Amazon's Last Gasp: Color E-Readers Nobody Asked For

Retail giant throws spaghetti at wall, hopes something sticks

Lester Girdle

Looking at Amazon's desperate new Kindle lineup feels like watching a middle-aged divorcé attempt breakdancing at his kid's graduation party. The star of this cringe compilation is their first-ever color Kindle, the "Colorsoft Signature Edition" - a name that sounds like it was generated by an AI having an existential crisis.

At $279.99, this waterproof wonder promises "rich and paper-like color" for book covers. Because apparently, the thing keeping people from reading more was their inability to see book covers in full color on their e-readers. Finally, I can appreciate the subtle hues of yet another thriller novel featuring a woman running away from something in a red coat.

The new Kindle Scribe, priced at an eye-watering $399.99, adds note-taking capabilities and something called "Active Canvas," which lets you deface digital books with your chicken scratch.

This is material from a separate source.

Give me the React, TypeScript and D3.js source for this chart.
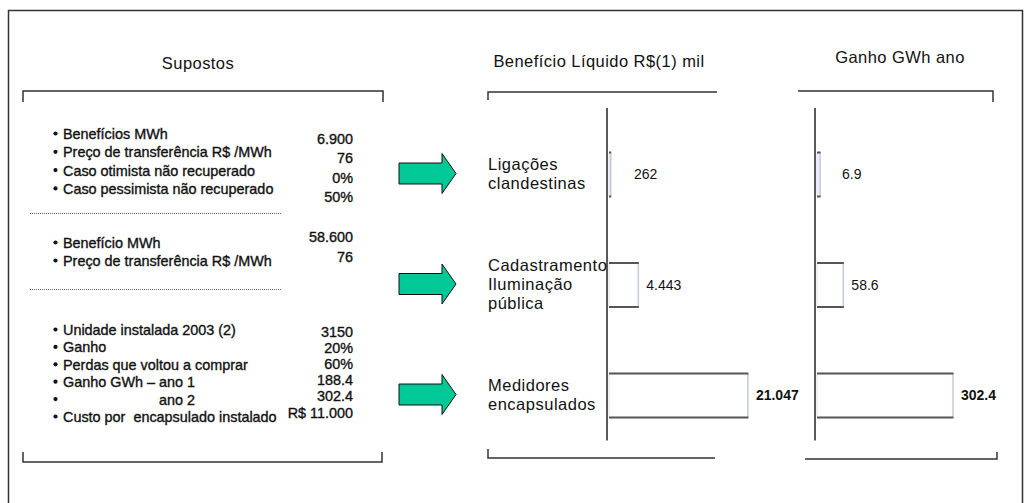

It even includes AI-powered summarization, perfect for those who find reading entire pages as exhausting as I find human interaction.

The "fastest Kindle yet" Paperwhite sounds like bragging about being the most caffeinated sloth at the zoo. Sure, it's got a bigger 7-inch screen and three months of battery life, but at $159.99, it's still just another way to avoid making eye contact with strangers on public transport.

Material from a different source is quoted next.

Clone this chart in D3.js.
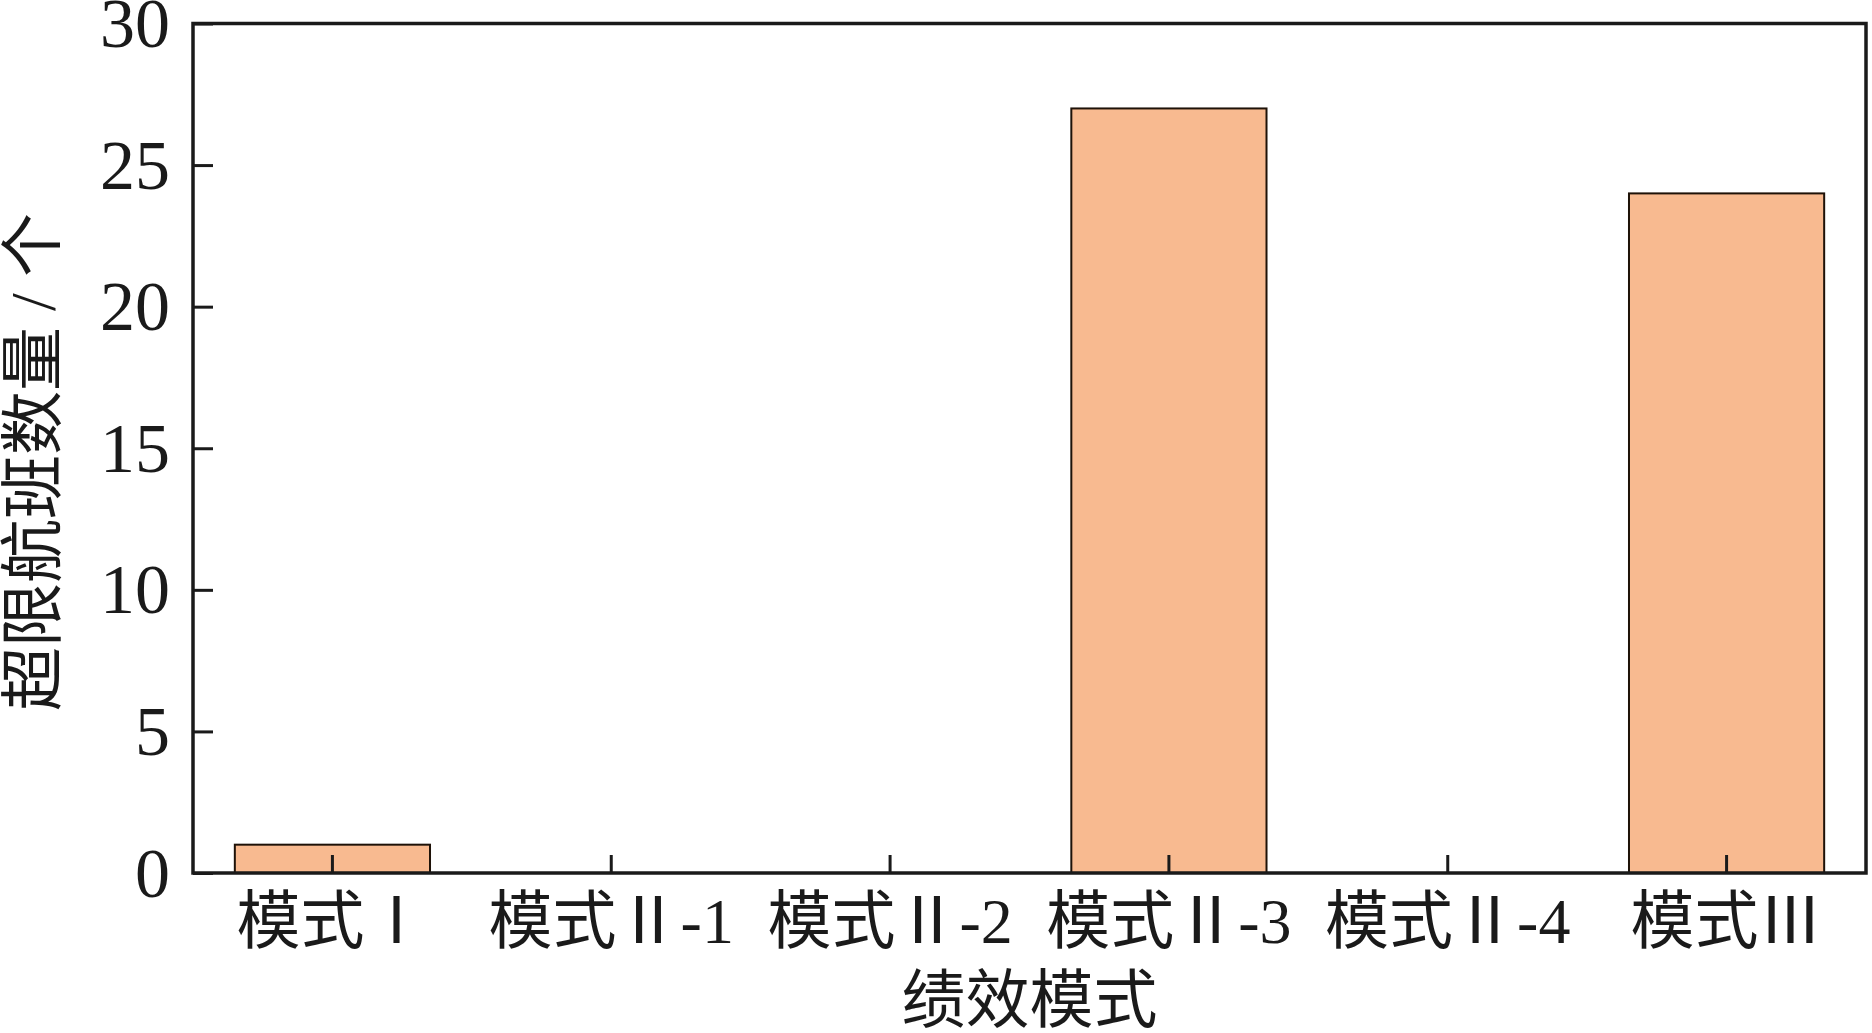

And let's not forget the entry-level Kindle at $109.99, which they proudly announce can fit in your back pocket. You know what else fits in your back pocket? A paperback book. And when you drop it, you don't have to sell a kidney to replace it.

As I sit here in my dimly lit basement office, surrounded by the ghostly blue glow of screens I've reviewed over the years, I can't help but wonder: Is this really the future we were promised? Launching a color e-reader in 2024 is like bragging about inventing a toaster that also sends faxes. But I suppose that's what we deserve in a world where innovation means adding more features nobody asked for to devices nobody needed in the first place.

My wife just walked by and asked why I'm sighing so heavily. I told her I'm reviewing the new Kindles. She hasn't returned to check on me. I don't blame her.